What do you consider the best single panel you have crafted to date, and how did it serve your narrative?
I really don't think of my strips in terms of single panels; in comics, a panel is like a sentence or even just a word, and so taken out of context becomes about as interesting; it's what's before and what comes after that makes it all "work" and have some emotional power, hopefully. I also don't want any single image to have any special esthetic weight unless it's for a very specific reason; I find that attempting too much expressive visual eloquence on my part not only distracts from the reading of the story, but can encourage the reader to "linger" on an image and study my drawing technique (which also, of course, is an advantage, though I don't employ it as such much anymore.)

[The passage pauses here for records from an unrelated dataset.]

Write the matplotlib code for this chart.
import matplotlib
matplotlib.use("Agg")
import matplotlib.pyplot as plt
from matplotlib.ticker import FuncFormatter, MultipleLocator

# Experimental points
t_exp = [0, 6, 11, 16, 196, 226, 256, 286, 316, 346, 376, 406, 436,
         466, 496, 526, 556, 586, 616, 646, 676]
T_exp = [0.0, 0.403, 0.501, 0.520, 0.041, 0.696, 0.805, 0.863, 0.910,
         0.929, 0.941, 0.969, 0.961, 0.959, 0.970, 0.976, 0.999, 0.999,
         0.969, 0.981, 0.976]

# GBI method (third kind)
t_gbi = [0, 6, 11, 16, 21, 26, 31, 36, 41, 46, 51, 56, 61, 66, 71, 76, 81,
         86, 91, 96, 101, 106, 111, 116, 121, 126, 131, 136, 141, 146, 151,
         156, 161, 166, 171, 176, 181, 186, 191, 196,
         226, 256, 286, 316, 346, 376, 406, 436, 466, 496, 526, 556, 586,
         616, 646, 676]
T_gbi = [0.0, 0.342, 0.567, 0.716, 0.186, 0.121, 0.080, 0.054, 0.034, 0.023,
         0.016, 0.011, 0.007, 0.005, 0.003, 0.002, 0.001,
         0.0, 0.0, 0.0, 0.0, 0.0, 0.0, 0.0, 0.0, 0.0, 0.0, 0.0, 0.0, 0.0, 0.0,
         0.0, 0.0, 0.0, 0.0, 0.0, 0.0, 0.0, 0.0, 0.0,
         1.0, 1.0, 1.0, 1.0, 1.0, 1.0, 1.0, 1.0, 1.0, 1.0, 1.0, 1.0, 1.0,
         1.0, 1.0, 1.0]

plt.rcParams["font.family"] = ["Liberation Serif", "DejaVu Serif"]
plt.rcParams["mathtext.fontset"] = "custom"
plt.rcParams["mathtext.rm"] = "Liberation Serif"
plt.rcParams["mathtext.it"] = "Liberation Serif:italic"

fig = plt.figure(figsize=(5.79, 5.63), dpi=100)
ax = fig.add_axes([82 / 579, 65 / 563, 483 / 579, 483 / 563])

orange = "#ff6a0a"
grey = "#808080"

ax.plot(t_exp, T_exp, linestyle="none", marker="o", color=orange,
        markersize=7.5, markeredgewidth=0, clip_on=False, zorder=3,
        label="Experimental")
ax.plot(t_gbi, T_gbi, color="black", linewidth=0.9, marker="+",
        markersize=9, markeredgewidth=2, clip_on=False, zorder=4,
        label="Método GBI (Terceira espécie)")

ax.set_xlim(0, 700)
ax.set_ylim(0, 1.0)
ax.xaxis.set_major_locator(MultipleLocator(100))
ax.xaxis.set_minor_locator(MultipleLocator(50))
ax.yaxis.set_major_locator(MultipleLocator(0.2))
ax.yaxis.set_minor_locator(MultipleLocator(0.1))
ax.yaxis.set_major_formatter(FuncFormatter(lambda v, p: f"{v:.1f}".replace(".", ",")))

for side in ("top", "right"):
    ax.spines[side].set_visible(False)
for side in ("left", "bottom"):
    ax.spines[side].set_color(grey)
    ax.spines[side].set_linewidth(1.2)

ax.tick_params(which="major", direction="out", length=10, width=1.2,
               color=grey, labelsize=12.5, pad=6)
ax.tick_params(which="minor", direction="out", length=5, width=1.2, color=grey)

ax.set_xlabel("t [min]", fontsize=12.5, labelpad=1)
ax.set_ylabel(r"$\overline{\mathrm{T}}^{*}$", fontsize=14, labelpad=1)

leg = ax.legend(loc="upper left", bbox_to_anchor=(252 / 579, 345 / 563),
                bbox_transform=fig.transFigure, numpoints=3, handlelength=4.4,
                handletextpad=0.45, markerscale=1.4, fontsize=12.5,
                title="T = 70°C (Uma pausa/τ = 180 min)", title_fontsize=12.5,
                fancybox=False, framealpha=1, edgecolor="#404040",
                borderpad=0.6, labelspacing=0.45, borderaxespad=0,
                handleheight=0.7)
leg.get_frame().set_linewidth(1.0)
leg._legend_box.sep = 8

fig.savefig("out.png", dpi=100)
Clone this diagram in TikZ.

It's the difference between reading a powerful story in its original manuscript form (with all of its corrections and cross-outs and frenzied writing) and reading a carefully typeset version; the story iself might communicate something of great violence and confusion, but that confusion is imparted via the meaning of the words, not the messiness of the handwriting. (I guess this also relates to your previous question, if I can say that without devolving into pedantry.)
This all said, this expressiveness of line is the one aspect of comics that can potentially set it apart from all other media, and many other artists use it to great effect; at the moment, however, I'm still simply trying to learn how to tell a story.
Lastly, I've done stories that I think are more somewhat more successful than others, certainly, but I get superstitious about mentioning them; plus, it's just sort of unsightly to single such things out as "personal favorites"; cartoonists are already deluded about their own self-importance anyway, and there's no need to further that.
To what extent do characters such as Quimby, Jimmy and Rusty serve as proxies for yourself?
A great deal, though they're also aspects of other people I've know or would like to know. More recently I've tried not to choose one specific character through which to "feel" a narrative, however, and if I find myself liking or disliking one character or another too much, I'll try to illuminate aspects of his or her personality to reverse the flow, as it were. I think it's a more or less common goal as a writer to try and empathize with or at least understand every person in the imaginary stories that repeat themselves in one's mind all day long, over and over.